D’anciens chasseurs pygmées tentent de sauver les derniers éléphants de Centrafrique (en images)
Le pas de Jean est rapide, malgré l’enchevêtrement des branches et des racines au sol. Il scrute la moindre trace de passage de l’éléphant qu’il piste depuis trois heures, au coeur de la réserve de Dzanga-Sangha, épargnée –mais pour combien de temps encore– du braconnage qui menace la survie des grands mammifères de la Centrafrique.
Il se fige soudain, un pied fiché au centre d’une large trace, l’empreinte de la patte d’une femelle adulte.
L’ancien chasseur pygmée a mis sa parfaite connaissance de cette forêt primaire équatoriale dense et sombre du sud-ouest de la Centrafrique au service de la préservation de la faune, en devenant guide du parc. Le long de la large rivière Sangha, ce territoire est devenu réserve spéciale en 1990. Dzanga-Sangha est aujourd’hui le dernier sanctuaire des éléphants et des gorilles centrafricains, décimés ailleurs dans le pays par les braconniers.

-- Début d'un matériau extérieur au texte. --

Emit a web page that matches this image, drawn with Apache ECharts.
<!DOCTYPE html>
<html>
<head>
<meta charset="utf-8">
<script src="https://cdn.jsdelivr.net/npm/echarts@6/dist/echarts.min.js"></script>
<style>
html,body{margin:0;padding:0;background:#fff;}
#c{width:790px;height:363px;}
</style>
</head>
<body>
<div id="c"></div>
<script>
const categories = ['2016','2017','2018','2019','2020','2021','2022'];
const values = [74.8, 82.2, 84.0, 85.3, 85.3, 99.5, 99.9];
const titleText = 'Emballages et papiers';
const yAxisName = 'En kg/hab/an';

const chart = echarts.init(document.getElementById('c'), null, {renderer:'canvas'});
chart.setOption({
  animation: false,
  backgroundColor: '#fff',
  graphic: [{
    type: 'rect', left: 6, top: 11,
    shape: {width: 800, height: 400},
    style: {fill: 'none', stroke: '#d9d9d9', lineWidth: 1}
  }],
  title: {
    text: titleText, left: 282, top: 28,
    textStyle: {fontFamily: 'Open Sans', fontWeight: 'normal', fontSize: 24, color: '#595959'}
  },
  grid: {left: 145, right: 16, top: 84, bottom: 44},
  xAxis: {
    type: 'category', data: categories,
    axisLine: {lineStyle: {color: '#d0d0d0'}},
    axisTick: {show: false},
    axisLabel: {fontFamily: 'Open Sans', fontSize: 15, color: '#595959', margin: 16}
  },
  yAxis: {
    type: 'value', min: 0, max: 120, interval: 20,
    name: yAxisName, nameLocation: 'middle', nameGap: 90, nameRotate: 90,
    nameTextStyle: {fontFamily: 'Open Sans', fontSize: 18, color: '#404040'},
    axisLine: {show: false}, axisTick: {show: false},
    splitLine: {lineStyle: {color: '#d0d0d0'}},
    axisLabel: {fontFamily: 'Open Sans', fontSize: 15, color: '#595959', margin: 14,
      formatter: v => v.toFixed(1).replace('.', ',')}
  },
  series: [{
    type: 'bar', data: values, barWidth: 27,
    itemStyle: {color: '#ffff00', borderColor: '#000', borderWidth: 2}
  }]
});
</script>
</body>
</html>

« Mais cela ne va pas durer », se lamente Luis Arranz, en charge du parc et de la formation de ses gardiens, des pisteurs pygmées recrutés dans les villages alentours mais aussi des rangers, militaires chargés de la protection de la faune. Les éléphants ont disparu du nord de la Centrafrique, les braconniers pourraient se rabattre rapidement sur la Dzanga-Sangha, s’émeut ce cadre espagnol, du WWF(World Wildlife Fund), l’ONG internationale de protection de l’environnement, qui gère la réserve en partenariat avec le gouvernement.
Le rhinocéros pour sa corne, l’éléphant pour son ivoire, la girafe pour sa peau, le pangolin pour son écaille, le gorille pour sa viande… La faune est la cible des braconniers dans tout le continent.

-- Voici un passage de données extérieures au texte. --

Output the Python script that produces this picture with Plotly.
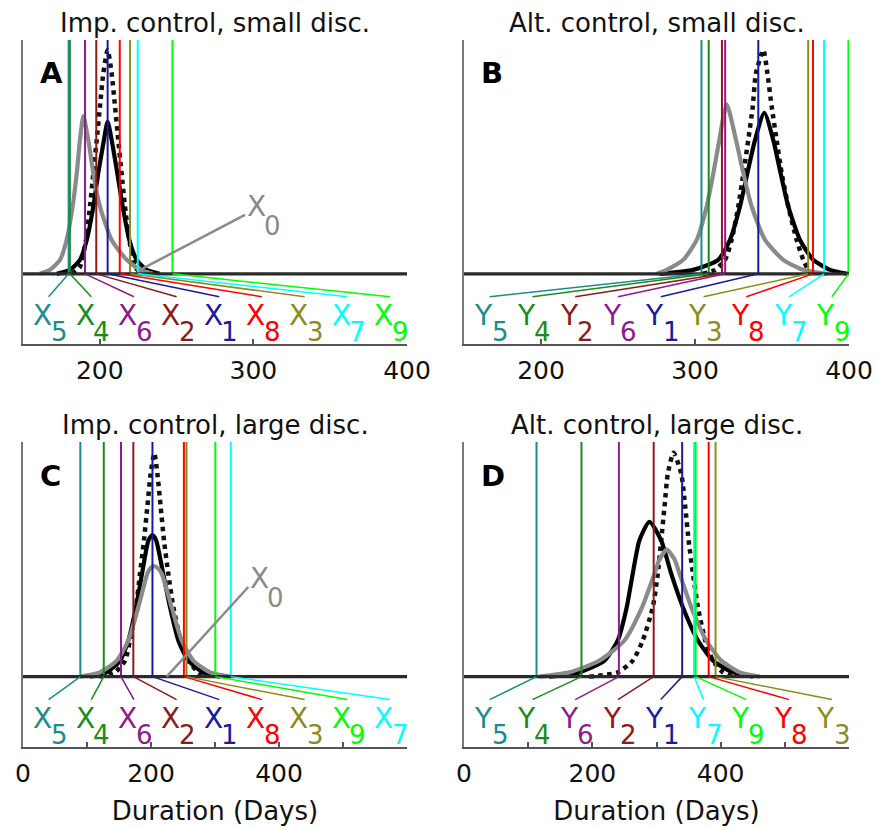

Le groupe de scientifiques qui accompagnent Jean répertorie les animaux présents.
Sur les traces de l’éléphante pistée, ils débouchent dans une grande clairière au centre de laquelle les eaux de la forêt s’écoulent pour former un grand marécage. Là, une centaine des 8.000 éléphants de la forêt de Dzanga Sangha s’ébattent, cherchant le sel du bout de la trompe dans la boue. Deux mâles s’affrontent, un autre poursuit des bongos.

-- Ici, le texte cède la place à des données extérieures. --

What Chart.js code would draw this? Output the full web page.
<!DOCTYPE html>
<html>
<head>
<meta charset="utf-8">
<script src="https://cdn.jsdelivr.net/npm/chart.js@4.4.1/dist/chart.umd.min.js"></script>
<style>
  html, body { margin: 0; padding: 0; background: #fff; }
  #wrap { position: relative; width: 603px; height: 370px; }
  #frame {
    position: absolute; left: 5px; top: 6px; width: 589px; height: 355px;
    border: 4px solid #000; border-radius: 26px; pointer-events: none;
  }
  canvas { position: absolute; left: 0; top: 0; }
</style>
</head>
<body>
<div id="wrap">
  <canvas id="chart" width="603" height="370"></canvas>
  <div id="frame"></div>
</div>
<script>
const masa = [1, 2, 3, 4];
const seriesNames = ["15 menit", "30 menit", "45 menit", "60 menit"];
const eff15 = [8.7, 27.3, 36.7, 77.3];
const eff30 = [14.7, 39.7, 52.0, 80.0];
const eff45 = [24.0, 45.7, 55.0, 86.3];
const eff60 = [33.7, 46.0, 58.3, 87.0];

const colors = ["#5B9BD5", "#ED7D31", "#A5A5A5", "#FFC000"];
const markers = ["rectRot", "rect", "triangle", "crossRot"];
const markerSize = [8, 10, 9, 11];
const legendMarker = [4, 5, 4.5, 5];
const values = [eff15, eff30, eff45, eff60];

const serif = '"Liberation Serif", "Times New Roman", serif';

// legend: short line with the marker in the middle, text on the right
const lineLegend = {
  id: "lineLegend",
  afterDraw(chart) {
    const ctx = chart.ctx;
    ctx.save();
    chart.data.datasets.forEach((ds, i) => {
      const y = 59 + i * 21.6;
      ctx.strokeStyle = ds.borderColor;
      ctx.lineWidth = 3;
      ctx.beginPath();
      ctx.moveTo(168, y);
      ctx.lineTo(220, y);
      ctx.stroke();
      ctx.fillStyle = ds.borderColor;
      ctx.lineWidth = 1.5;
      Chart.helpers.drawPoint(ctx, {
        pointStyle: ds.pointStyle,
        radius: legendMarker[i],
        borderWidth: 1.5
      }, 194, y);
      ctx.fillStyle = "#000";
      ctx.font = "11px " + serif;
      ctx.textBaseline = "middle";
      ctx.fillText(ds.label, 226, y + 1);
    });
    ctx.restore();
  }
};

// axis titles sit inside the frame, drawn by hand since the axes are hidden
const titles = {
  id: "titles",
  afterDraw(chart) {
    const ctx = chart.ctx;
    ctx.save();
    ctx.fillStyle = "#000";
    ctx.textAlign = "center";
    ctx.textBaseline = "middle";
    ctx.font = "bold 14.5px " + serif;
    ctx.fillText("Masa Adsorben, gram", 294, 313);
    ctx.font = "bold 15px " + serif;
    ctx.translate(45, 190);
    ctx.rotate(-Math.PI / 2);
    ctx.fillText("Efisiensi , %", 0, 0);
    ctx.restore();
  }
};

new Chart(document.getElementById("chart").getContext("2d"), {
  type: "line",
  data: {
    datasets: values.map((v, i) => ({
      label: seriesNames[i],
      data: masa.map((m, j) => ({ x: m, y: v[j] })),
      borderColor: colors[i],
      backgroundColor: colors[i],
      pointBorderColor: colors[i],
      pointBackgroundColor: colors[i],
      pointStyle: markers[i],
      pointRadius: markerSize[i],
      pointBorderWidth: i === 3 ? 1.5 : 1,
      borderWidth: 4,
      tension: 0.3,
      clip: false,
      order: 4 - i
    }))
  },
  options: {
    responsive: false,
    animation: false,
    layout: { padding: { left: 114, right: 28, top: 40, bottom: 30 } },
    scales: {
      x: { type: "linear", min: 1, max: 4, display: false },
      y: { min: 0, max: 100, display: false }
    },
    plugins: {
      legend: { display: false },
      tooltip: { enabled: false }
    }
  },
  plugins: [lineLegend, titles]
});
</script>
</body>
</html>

A l’autre bout du parc, le personnel d’une base scientifique, perdue à 50 kilomètres de la première ville, Bayanga, étudie les gorilles. Au milieu des magnolias, Kumba, un vieux mâle au dos argenté de 40 ans, toise les chercheurs. Il veille sur sa femelle et ses des jumeaux nouveaux-nés, même s’il est habitué à la présence des scientifiques.
Dans un pays en guerre civile depuis 2013, le braconnage a explosé. Un rapport d’Ecofaune, organisme de protection de la faune du nord de la Centrafrique, estime que, sur trente ans, la population des grands mammifères s’est réduite de 94% dans le pays.
Les frontières poreuses ont permis d’innombrables raids de braconniers venus des pays voisins.
« Les girafes ont disparu du nord, le rhinocéros aussi », souffle Luis Arranz, dépité. « Aujourd’hui il n’y a plus d’éléphants de savane non plus… les braconniers vont forcément finir par venir ici », redoute-t-il, fataliste. Le parc de Manovo-Gounda Saint Floris, dans le nord, a ainsi été classé dans la liste du Patrimoine mondial en péril par l’UNESCO.